▸ **Task brief**: Exactly the lines from the one with "Recreate this image" through the one with "4.99, 5.06, 5.12];" should be returned, both ends included and nothing else. Omit any pictures.

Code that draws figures
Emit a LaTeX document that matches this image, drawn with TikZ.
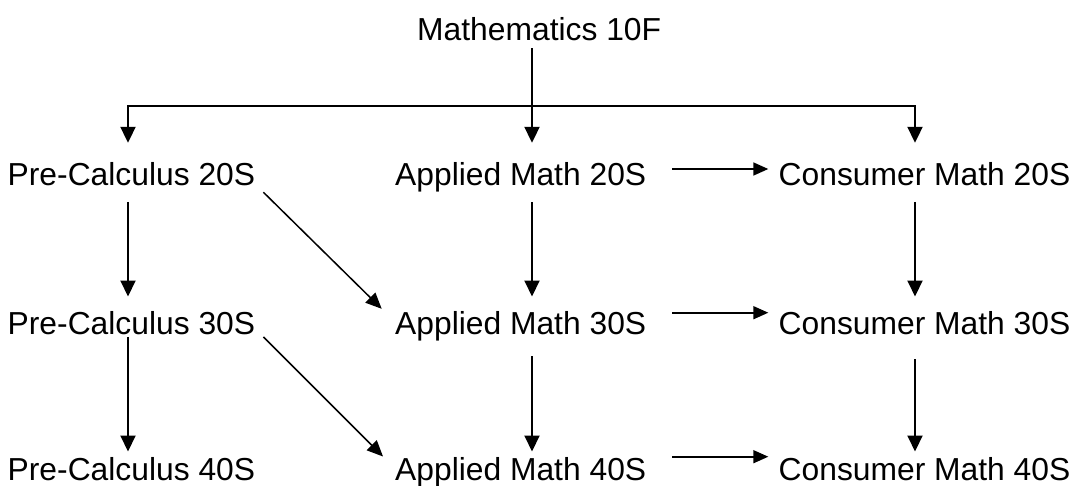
\documentclass[tikz,border=0pt]{standalone}
\usepackage{fontspec}
\setmainfont{Liberation Sans}
\usetikzlibrary{arrows.meta,calc}
\begin{document}
\begin{tikzpicture}[x=1pt,y=-1pt,
  lbl/.style={anchor=base west,inner sep=0pt,text height=23pt,text depth=7pt,
    font=\fontsize{31.8}{38}\selectfont},
  ln/.style={line width=2pt},
  arr/.style={line width=2pt,-{Triangle[length=16pt,width=15pt]}},
  harr/.style={line width=1.6pt,-{Triangle[length=15pt,width=13pt]}},
  darr/.style={line width=1.5pt,-{Triangle[length=16pt,width=14pt]}}]
\useasboundingbox (0,0) rectangle (1075,485);
% nodes
\node[lbl] (m10) at (417,40) {Mathematics 10F};
\node[lbl] (pc20) at (7.5,185) {Pre-Calculus 20S};
\node[lbl] (am20) at (395,185) {Applied Math 20S};
\node[lbl] (cm20) at (778.5,185) {Consumer Math 20S};
\node[lbl] (pc30) at (7.5,334) {Pre-Calculus 30S};
\node[lbl] (am30) at (395,334) {Applied Math 30S};
\node[lbl] (cm30) at (778.5,334) {Consumer Math 30S};
\node[lbl] (pc40) at (7.5,480) {Pre-Calculus 40S};
\node[lbl] (am40) at (395,480) {Applied Math 40S};
\node[lbl] (cm40) at (778.5,480) {Consumer Math 40S};
% bus
\coordinate (bus) at (532,106);
\coordinate (busL) at (128,106);
\coordinate (busR) at (915,106);
\coordinate (colA) at (128,0);
\coordinate (colB) at (532,0);
\coordinate (colC) at (915,0);
\draw[ln] ($(m10.south -| bus)+(0,1)$) -- (bus);
\draw[ln] ([xshift=-1pt]busL) -- ([xshift=1pt]busR);
\draw[arr,shorten >=19pt] (busL) -- (pc20.north -| busL);
\draw[arr,shorten >=19pt] (bus) -- (am20.north -| bus);
\draw[arr,shorten >=19pt] (busR) -- (cm20.north -| busR);
% row 1 -> row 2
\draw[arr,shorten <=9.7pt,shorten >=14.3pt] (pc20.south -| colA) -- (pc30.north -| colA);
\draw[arr,shorten <=10pt,shorten >=14.3pt] (am20.south -| colB) -- (am30.north -| colB);
\draw[arr,shorten <=9.7pt,shorten >=14.3pt] (cm20.south -| colC) -- (cm30.north -| colC);
% row 2 -> row 3
\draw[arr,shorten <=-4.3pt,shorten >=5.3pt] (pc30.south -| colA) -- (pc40.north -| colA);
\draw[arr,shorten <=15pt,shorten >=5.3pt] (am30.south -| colB) -- (am40.north -| colB);
\draw[arr,shorten <=18pt,shorten >=5.3pt] (cm30.south -| colC) -- (cm40.north -| colC);
% diagonals
\draw[darr] ($(pc20.south east)+(8,0)$) -- ($(am30.north west)+(-13.3,-2)$);
\draw[darr] ($(pc30.south east)+(8,-4.3)$) -- ($(am40.north west)+(-12,-0.3)$);
% horizontals
\draw[harr] ($(am20.east)+(25.7,-8)$) -- ($(cm20.west)+(-10.2,-8)$);
\draw[harr] ($(am30.east)+(25.7,-13.3)$) -- ($(cm30.west)+(-10.2,-13.3)$);
\draw[harr] ($(am40.east)+(25.7,-15.3)$) -- ($(cm40.west)+(-10.2,-15.3)$);
\end{tikzpicture}
\end{document}
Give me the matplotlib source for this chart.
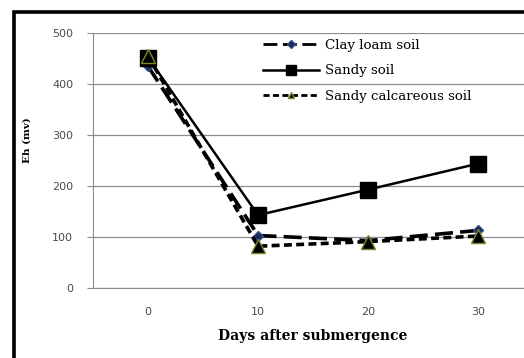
import numpy as np
import matplotlib
matplotlib.use('Agg')
import matplotlib.pyplot as plt
from matplotlib.patches import Rectangle

days = ['0', '10', '20', '30']
clay_loam = [435, 103, 93, 113]
sandy = [452, 143, 193, 244]
sandy_calc = [455, 82, 91, 102]

plt.rcParams['font.family'] = ['DejaVu Serif', 'Liberation Serif']

fig = plt.figure(figsize=(5.24, 3.58), dpi=100)
ax = fig.add_axes([0.1775, 0.1955, 0.84, 0.712])

x = np.arange(len(days))
ax.plot(x, clay_loam, color='black', linestyle=(0, (5, 2)), linewidth=2.6,
        marker='D', markersize=5.5, markerfacecolor='#1c2a50', markeredgecolor='#2f4f8f',
        label='Clay loam soil', zorder=3)
ax.plot(x, sandy, color='black', linestyle='-', linewidth=1.8,
        marker='s', markersize=12, markerfacecolor='black', markeredgecolor='black',
        label='Sandy soil', zorder=4)
ax.plot(x, sandy_calc, color='black', linestyle=(0, (2.2, 1.2)), linewidth=2.6,
        marker='^', markersize=10, markerfacecolor='black', markeredgecolor='#7a8a2a',
        markeredgewidth=1.0, label='Sandy calcareous soil', zorder=5)

ax.set_xlim(-0.5, 3.5)
ax.set_ylim(0, 500)
ax.set_xticks(x)
ax.set_xticklabels(days)
ax.set_yticks([0, 100, 200, 300, 400, 500])
ax.yaxis.grid(True, color='#8c8c8c', linewidth=0.9)
ax.set_axisbelow(True)
for s in ['top', 'right']:
    ax.spines[s].set_visible(False)
ax.spines['left'].set_color('#8c8c8c')
ax.spines['bottom'].set_color('#8c8c8c')
for lab in ax.get_xticklabels() + ax.get_yticklabels():
    lab.set_family('DejaVu Sans')
ax.tick_params(axis='y', length=4.3, color='#8c8c8c', labelsize=8, pad=10, labelcolor='#4a4a4a')
ax.tick_params(axis='x', length=0, labelsize=8, pad=14, labelcolor='#4a4a4a')

ax.set_ylabel('Eh (mv)', fontsize=7.5, fontweight='bold')
ax.set_xlabel('Days after submergence', fontsize=10, fontweight='bold', labelpad=8)
ax.yaxis.set_label_coords(-0.14, 0.58)

leg = ax.legend(loc='upper left', bbox_to_anchor=(0.36, 1.025), frameon=False,
                fontsize=9.6, handlelength=4.2, labelspacing=0.95, handletextpad=0.4)
for h, ms in zip(leg.legend_handles, [4, 7, 4.5]):
    h.set_markersize(ms)
    h.set_linewidth(min(h.get_linewidth(), 2.0))

fig.patches.append(Rectangle((13.5 / 524, -0.2), 1.2, 0.2 + (1 - 12 / 358),
                             transform=fig.transFigure, fill=False,
                             edgecolor='black', linewidth=2.6))

fig.savefig('out.png', dpi=100)
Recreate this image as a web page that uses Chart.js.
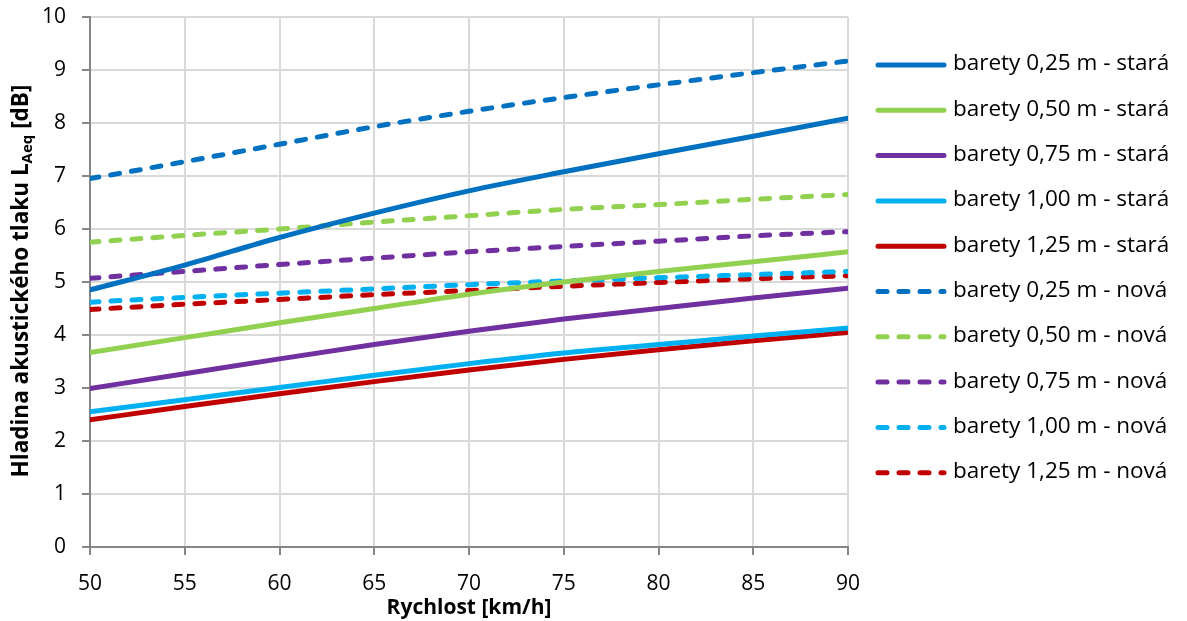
<!DOCTYPE html>
<html lang="cs">
<head>
<meta charset="UTF-8">
<title>Hladina akustického tlaku</title>
<script src="https://cdn.jsdelivr.net/npm/chart.js"></script>
<style>
    html, body { margin: 0; padding: 0; background: #ffffff; }
    #wrap { width: 1187px; height: 621px; }
</style>
</head>
<body>
<div id="wrap"><canvas id="chart" width="1187" height="621"></canvas></div>
<script>
// rychlost [km/h]
const speeds = [50, 55, 60, 65, 70, 75, 80, 85, 90];

// stará
const old025 = [4.85, 5.32, 5.84, 6.30, 6.72, 7.08, 7.42, 7.75, 8.09];
const old050 = [3.67, 3.95, 4.23, 4.50, 4.77, 5.00, 5.20, 5.38, 5.57];
const old075 = [2.99, 3.27, 3.55, 3.82, 4.07, 4.30, 4.50, 4.70, 4.88];
const old100 = [2.55, 2.78, 3.01, 3.24, 3.46, 3.66, 3.82, 3.98, 4.13];
const old125 = [2.40, 2.65, 2.89, 3.12, 3.34, 3.54, 3.72, 3.89, 4.05];

// nová
const new025 = [6.95, 7.27, 7.60, 7.93, 8.22, 8.48, 8.72, 8.95, 9.17];
const new050 = [5.75, 5.88, 6.00, 6.13, 6.25, 6.37, 6.46, 6.56, 6.65];
const new075 = [5.07, 5.20, 5.33, 5.45, 5.57, 5.67, 5.77, 5.87, 5.95];
const new100 = [4.62, 4.71, 4.79, 4.87, 4.95, 5.02, 5.08, 5.14, 5.20];
const new125 = [4.48, 4.58, 4.67, 4.76, 4.84, 4.92, 4.99, 5.06, 5.12];

const seriesNames = [
    'barety 0,25 m - stará', 'barety 0,50 m - stará', 'barety 0,75 m - stará',
    'barety 1,00 m - stará', 'barety 1,25 m - stará',
    'barety 0,25 m - nová', 'barety 0,50 m - nová', 'barety 0,75 m - nová',
    'barety 1,00 m - nová', 'barety 1,25 m - nová'
];
const seriesValues = [old025, old050, old075, old100, old125, new025, new050, new075, new100, new125];
const colors = ['#0070C0', '#92D050', '#7030A0', '#00B0F0', '#C00000'];

const FONT = '"Open Sans", sans-serif';

const datasets = seriesValues.map((vals, i) => {
    const dashed = i >= 5;
    return {
        label: seriesNames[i],
        data: speeds.map((s, j) => ({ x: s, y: vals[j] })),
        borderColor: colors[i % 5],
        backgroundColor: colors[i % 5],
        borderWidth: 5,
        borderDash: dashed ? [9, 12] : [],
        borderCapStyle: 'round',
        pointRadius: 0,
        pointHoverRadius: 0,
        tension: 0.4,
        cubicInterpolationMode: 'monotone',
        fill: false
    };
});

// legenda a popisek osy y (s dolním indexem)
const extras = {
    id: 'extras',
    afterDraw(chart) {
        const ctx = chart.ctx;
        ctx.save();
        // legend
        ctx.font = '22.5px ' + FONT;
        ctx.textBaseline = 'middle';
        ctx.fillStyle = '#000';
        chart.data.datasets.forEach((ds, i) => {
            const y = 65 + i * 45.3;
            ctx.strokeStyle = ds.borderColor;
            ctx.lineWidth = 5;
            ctx.lineCap = 'round';
            ctx.setLineDash(ds.borderDash.length ? [9, 12] : []);
            ctx.beginPath();
            ctx.moveTo(878, y);
            ctx.lineTo(944, y);
            ctx.stroke();
            ctx.setLineDash([]);
            ctx.fillText(ds.label, 953, y - 1);
        });

        // y title
        ctx.translate(22, 281);
        ctx.rotate(-Math.PI / 2);
        const big = 'bold 22.5px ' + FONT;
        const small = 'bold 15px ' + FONT;
        const parts = [
            ['Hladina akustického tlaku L', big, 0],
            ['Aeq', small, 6],
            [' [dB]', big, 0]
        ];
        let total = 0;
        parts.forEach(p => { ctx.font = p[1]; total += ctx.measureText(p[0]).width; });
        let x = -total / 2;
        ctx.textBaseline = 'middle';
        parts.forEach(p => {
            ctx.font = p[1];
            ctx.fillText(p[0], x, p[2]);
            x += ctx.measureText(p[0]).width;
        });
        ctx.restore();
    }
};

new Chart(document.getElementById('chart'), {
    type: 'line',
    data: { datasets: datasets },
    options: {
        responsive: false,
        animation: false,
        layout: { padding: { left: 0, right: 339, top: 17, bottom: 0 } },
        plugins: {
            legend: { display: false },
            tooltip: { enabled: false }
        },
        scales: {
            x: {
                type: 'linear',
                min: 50,
                max: 90,
                ticks: { stepSize: 5, color: '#000', font: { family: FONT, size: 21 }, padding: 16 },
                grid: { color: '#d9d9d9', lineWidth: 2, tickLength: 8, tickColor: '#868686' },
                border: { color: '#868686', width: 2 },
                title: {
                    display: true,
                    text: 'Rychlost [km/h]',
                    color: '#000',
                    font: { family: FONT, size: 21, weight: 'bold' },
                    padding: { top: 0, bottom: 0 }
                },
                afterFit(scale) { scale.height = 74; }
            },
            y: {
                min: 0,
                max: 10,
                ticks: { stepSize: 1, color: '#000', font: { family: FONT, size: 21 }, padding: 16 },
                grid: { color: '#d9d9d9', lineWidth: 2, tickLength: 8, tickColor: '#868686' },
                border: { color: '#868686', width: 2 },
                afterFit(scale) {
                    scale.width = 90;
                    scale.paddingTop = 0;
                    scale.paddingBottom = 0;
                }
            }
        }
    },
    plugins: [extras]
});
</script>
</body>
</html>
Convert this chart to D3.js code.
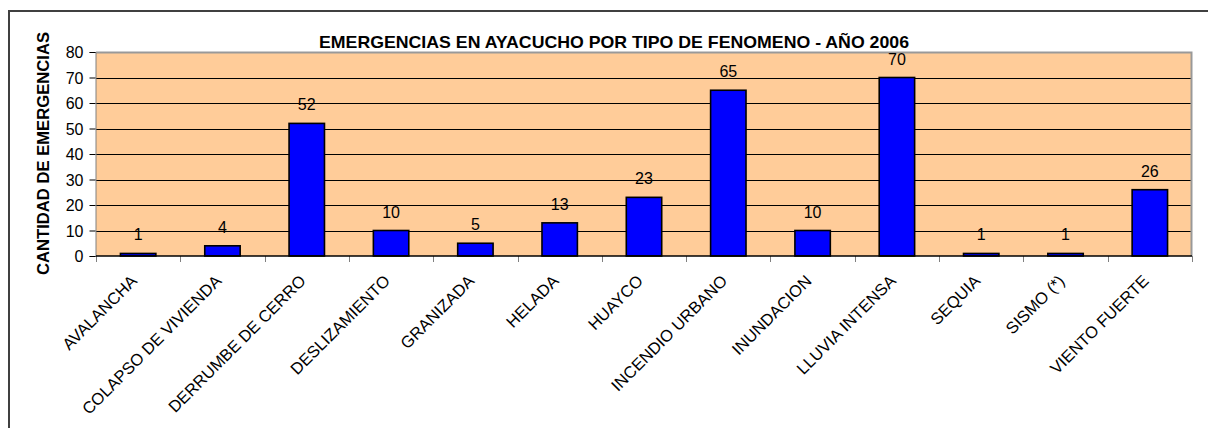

▸ **Response to the task**:
Recreate this image as a web page that uses Chart.js.
<!DOCTYPE html>
<html lang="cs">
<head>
<meta charset="UTF-8">
<title>Hladina akustického tlaku</title>
<script src="https://cdn.jsdelivr.net/npm/chart.js"></script>
<style>
    html, body { margin: 0; padding: 0; background: #ffffff; }
    #wrap { width: 1187px; height: 621px; }
</style>
</head>
<body>
<div id="wrap"><canvas id="chart" width="1187" height="621"></canvas></div>
<script>
// rychlost [km/h]
const speeds = [50, 55, 60, 65, 70, 75, 80, 85, 90];

// stará
const old025 = [4.85, 5.32, 5.84, 6.30, 6.72, 7.08, 7.42, 7.75, 8.09];
const old050 = [3.67, 3.95, 4.23, 4.50, 4.77, 5.00, 5.20, 5.38, 5.57];
const old075 = [2.99, 3.27, 3.55, 3.82, 4.07, 4.30, 4.50, 4.70, 4.88];
const old100 = [2.55, 2.78, 3.01, 3.24, 3.46, 3.66, 3.82, 3.98, 4.13];
const old125 = [2.40, 2.65, 2.89, 3.12, 3.34, 3.54, 3.72, 3.89, 4.05];

// nová
const new025 = [6.95, 7.27, 7.60, 7.93, 8.22, 8.48, 8.72, 8.95, 9.17];
const new050 = [5.75, 5.88, 6.00, 6.13, 6.25, 6.37, 6.46, 6.56, 6.65];
const new075 = [5.07, 5.20, 5.33, 5.45, 5.57, 5.67, 5.77, 5.87, 5.95];
const new100 = [4.62, 4.71, 4.79, 4.87, 4.95, 5.02, 5.08, 5.14, 5.20];
const new125 = [4.48, 4.58, 4.67, 4.76, 4.84, 4.92, 4.99, 5.06, 5.12];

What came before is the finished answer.